## EXERCISE BRIEF
The lines to be extracted run from the start of the listing through the line containing "line width=1.2pt, minimum"; copy them exactly and nothing else.
begin RECORDS FOR THIS EXERCISE
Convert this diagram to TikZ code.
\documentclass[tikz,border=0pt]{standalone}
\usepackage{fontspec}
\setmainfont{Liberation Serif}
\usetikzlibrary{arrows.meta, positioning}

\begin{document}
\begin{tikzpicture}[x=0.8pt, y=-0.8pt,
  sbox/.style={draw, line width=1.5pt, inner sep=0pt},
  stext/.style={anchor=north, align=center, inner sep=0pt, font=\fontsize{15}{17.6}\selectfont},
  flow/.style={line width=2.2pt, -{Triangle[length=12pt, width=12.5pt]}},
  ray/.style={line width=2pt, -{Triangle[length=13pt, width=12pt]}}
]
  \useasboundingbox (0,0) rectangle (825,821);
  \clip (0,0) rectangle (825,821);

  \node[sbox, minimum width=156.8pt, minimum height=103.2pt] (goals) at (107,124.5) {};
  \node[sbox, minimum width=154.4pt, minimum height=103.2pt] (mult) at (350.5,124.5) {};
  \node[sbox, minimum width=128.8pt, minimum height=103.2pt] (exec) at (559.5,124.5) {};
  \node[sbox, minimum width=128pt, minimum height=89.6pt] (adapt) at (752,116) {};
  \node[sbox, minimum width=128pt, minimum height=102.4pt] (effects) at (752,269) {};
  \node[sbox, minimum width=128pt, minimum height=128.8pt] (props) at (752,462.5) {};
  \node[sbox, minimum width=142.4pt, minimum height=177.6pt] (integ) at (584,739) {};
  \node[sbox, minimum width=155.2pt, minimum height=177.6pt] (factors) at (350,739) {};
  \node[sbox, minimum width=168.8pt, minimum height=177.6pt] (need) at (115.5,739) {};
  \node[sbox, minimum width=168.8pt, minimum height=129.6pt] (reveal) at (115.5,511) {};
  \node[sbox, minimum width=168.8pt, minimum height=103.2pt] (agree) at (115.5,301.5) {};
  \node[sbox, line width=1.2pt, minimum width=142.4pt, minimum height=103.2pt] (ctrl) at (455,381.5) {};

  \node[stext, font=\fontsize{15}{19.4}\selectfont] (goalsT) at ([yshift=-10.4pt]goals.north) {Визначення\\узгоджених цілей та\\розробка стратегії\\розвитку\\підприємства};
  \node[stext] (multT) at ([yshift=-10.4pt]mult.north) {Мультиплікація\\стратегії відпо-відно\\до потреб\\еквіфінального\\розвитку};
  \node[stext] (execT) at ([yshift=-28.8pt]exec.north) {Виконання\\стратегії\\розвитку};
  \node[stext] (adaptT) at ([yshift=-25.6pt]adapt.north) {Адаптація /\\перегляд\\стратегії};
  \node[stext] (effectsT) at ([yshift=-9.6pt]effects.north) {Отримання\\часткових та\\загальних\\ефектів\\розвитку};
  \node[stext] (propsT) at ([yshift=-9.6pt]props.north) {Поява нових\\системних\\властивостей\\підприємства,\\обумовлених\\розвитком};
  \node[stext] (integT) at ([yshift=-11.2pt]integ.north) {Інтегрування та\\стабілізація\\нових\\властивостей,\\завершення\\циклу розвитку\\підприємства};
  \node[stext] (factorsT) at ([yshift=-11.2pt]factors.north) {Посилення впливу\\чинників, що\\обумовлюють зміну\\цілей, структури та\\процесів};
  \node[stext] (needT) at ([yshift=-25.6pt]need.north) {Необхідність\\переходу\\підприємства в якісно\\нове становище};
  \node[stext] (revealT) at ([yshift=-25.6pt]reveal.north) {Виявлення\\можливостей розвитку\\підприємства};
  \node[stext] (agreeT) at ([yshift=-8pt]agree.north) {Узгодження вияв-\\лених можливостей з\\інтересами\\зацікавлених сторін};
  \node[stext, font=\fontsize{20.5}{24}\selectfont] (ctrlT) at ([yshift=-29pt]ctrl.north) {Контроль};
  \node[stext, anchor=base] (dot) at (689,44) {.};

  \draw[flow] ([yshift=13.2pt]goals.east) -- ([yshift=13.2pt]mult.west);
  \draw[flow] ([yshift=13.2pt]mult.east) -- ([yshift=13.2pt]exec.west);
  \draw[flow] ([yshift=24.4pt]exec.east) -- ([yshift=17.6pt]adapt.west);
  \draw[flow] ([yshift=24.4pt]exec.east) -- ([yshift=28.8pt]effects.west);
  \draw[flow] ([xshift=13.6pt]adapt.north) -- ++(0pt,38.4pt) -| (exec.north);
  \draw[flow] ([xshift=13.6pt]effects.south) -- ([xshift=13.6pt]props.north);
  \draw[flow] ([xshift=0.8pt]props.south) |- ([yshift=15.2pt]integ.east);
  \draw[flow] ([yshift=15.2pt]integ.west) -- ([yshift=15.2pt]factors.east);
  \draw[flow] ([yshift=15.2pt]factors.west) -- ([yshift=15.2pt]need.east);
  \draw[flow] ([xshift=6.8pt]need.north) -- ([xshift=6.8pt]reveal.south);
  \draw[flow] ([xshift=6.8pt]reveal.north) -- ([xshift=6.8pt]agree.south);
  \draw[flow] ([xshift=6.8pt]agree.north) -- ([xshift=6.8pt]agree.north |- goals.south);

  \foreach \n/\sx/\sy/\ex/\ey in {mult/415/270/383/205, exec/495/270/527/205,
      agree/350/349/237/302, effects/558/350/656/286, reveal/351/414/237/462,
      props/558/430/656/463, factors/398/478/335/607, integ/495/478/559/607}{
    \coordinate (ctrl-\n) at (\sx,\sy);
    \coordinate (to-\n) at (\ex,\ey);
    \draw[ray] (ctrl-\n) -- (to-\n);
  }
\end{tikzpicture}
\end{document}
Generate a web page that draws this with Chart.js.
end RECORDS FOR THIS EXERCISE
## RESULT
Convert this diagram to TikZ code.
\documentclass[tikz,border=0pt]{standalone}
\usepackage{fontspec}
\setmainfont{Liberation Serif}
\usetikzlibrary{arrows.meta, positioning}

\begin{document}
\begin{tikzpicture}[x=0.8pt, y=-0.8pt,
  sbox/.style={draw, line width=1.5pt, inner sep=0pt},
  stext/.style={anchor=north, align=center, inner sep=0pt, font=\fontsize{15}{17.6}\selectfont},
  flow/.style={line width=2.2pt, -{Triangle[length=12pt, width=12.5pt]}},
  ray/.style={line width=2pt, -{Triangle[length=13pt, width=12pt]}}
]
  \useasboundingbox (0,0) rectangle (825,821);
  \clip (0,0) rectangle (825,821);

  \node[sbox, minimum width=156.8pt, minimum height=103.2pt] (goals) at (107,124.5) {};
  \node[sbox, minimum width=154.4pt, minimum height=103.2pt] (mult) at (350.5,124.5) {};
  \node[sbox, minimum width=128.8pt, minimum height=103.2pt] (exec) at (559.5,124.5) {};
  \node[sbox, minimum width=128pt, minimum height=89.6pt] (adapt) at (752,116) {};
  \node[sbox, minimum width=128pt, minimum height=102.4pt] (effects) at (752,269) {};
  \node[sbox, minimum width=128pt, minimum height=128.8pt] (props) at (752,462.5) {};
  \node[sbox, minimum width=142.4pt, minimum height=177.6pt] (integ) at (584,739) {};
  \node[sbox, minimum width=155.2pt, minimum height=177.6pt] (factors) at (350,739) {};
  \node[sbox, minimum width=168.8pt, minimum height=177.6pt] (need) at (115.5,739) {};
  \node[sbox, minimum width=168.8pt, minimum height=129.6pt] (reveal) at (115.5,511) {};
  \node[sbox, minimum width=168.8pt, minimum height=103.2pt] (agree) at (115.5,301.5) {};
  \node[sbox, line width=1.2pt, minimum width=142.4pt, minimum height=103.2pt] (ctrl) at (455,381.5) {};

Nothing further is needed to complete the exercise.